→ **Short task**
Below are the records. Retype, exactly, the lines from the first through the line with "plt.rcParams['font.family'] = ['Lato', 'DejaVu", and leave out the pictures.

→ **Records for the task**
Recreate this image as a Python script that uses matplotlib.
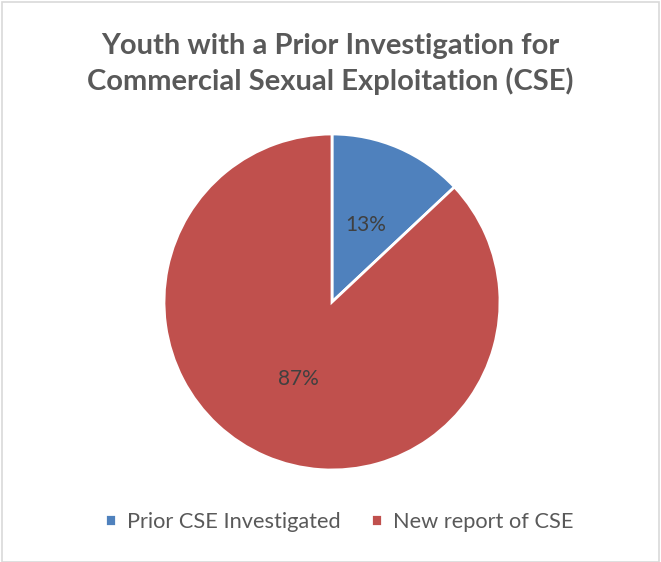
import matplotlib
matplotlib.use('Agg')
import matplotlib.pyplot as plt
from matplotlib.patches import Rectangle

# Данные диаграммы
labels = ['Prior CSE Investigated', 'New report of CSE']
shares = [13, 87]
colors = ['#4F81BD', '#C0504D']
title = 'Youth with a Prior Investigation for\nCommercial Sexual Exploitation (CSE)'

plt.rcParams['font.family'] = ['Lato', 'DejaVu Sans']

W, H = 661, 562
fig = plt.figure(figsize=(W / 100, H / 100), dpi=100)

# рамка вокруг графика
fig.patches.append(Rectangle((2 / W, 0), (W - 4) / W, (H - 2) / H, transform=fig.transFigure,
                             fill=False, edgecolor='#d9d9d9', linewidth=1.2))

cx, cy, r = 332, 302, 168
ax = fig.add_axes([(cx - r) / W, (H - cy - r) / H, 2 * r / W, 2 * r / H])
wedges, texts, autotexts = ax.pie(
    shares, colors=colors, startangle=90, counterclock=False,
    autopct='%d%%', pctdistance=0.5,
    wedgeprops=dict(edgecolor='white', linewidth=2),
    textprops=dict(color='#404040', fontsize=15),
)
ax.set_aspect('equal')
ax.set_xlim(-1, 1)
ax.set_ylim(-1, 1)

fig.text(0.5, 1 - 64 / H, title, ha='center', va='center', fontsize=21,
         fontweight='bold', color='#595959', linespacing=1.38)

fig.legend(wedges, labels, loc='center', bbox_to_anchor=(339 / W, 1 - 522 / H), ncol=2,
           frameon=False, fontsize=15.7, labelcolor='#595959', handlelength=0.5,
           handleheight=0.5, handletextpad=0.5, columnspacing=1.4)

plt.savefig('out.png', dpi=100)
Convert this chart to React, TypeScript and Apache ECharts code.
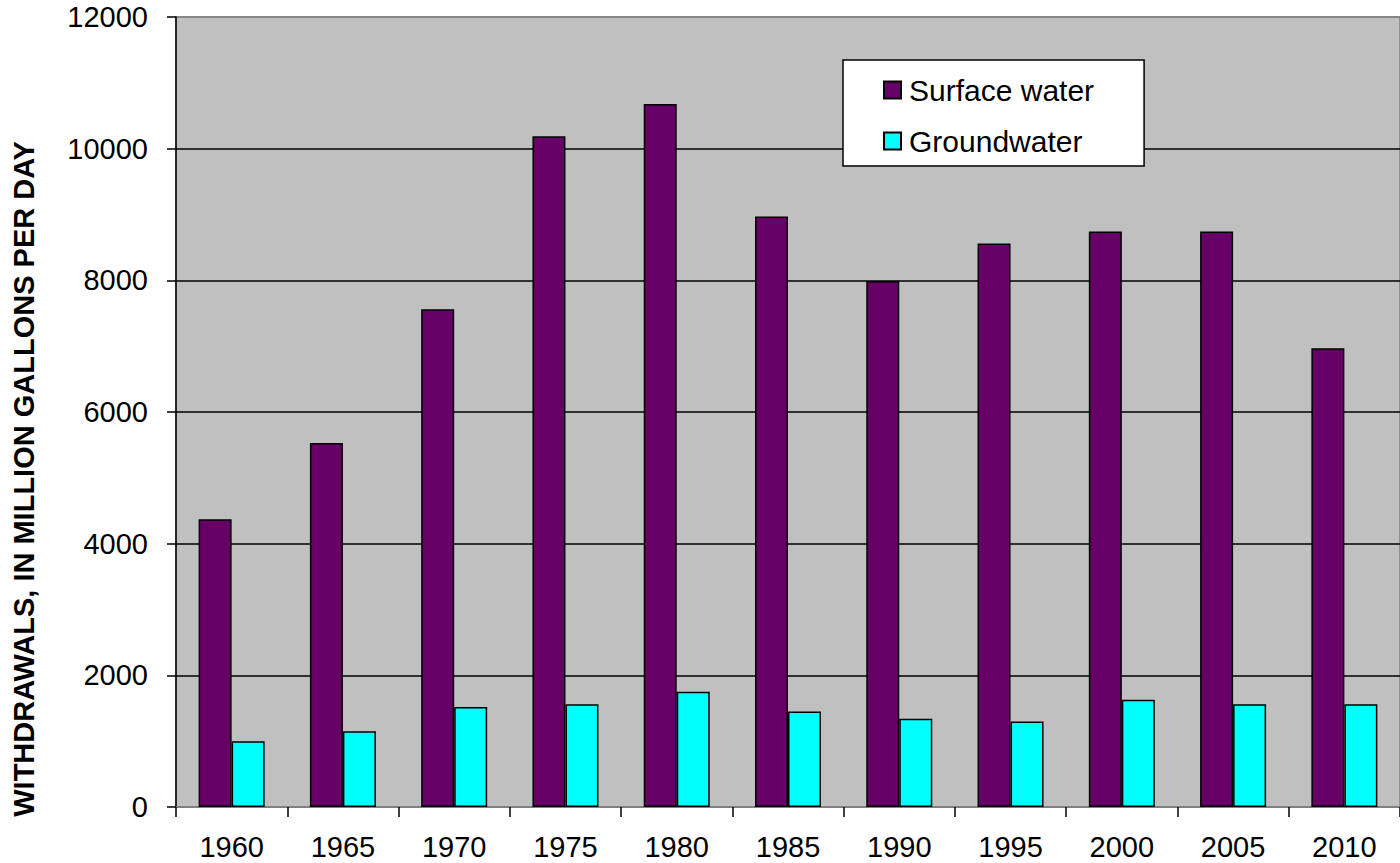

→ **Written response**
Recreate this image as a Python script that uses matplotlib.
import matplotlib
matplotlib.use('Agg')
import matplotlib.pyplot as plt
from matplotlib.patches import Rectangle

# Данные диаграммы
labels = ['Prior CSE Investigated', 'New report of CSE']
shares = [13, 87]
colors = ['#4F81BD', '#C0504D']
title = 'Youth with a Prior Investigation for\nCommercial Sexual Exploitation (CSE)'

plt.rcParams['font.family'] = ['Lato', 'DejaVu Sans']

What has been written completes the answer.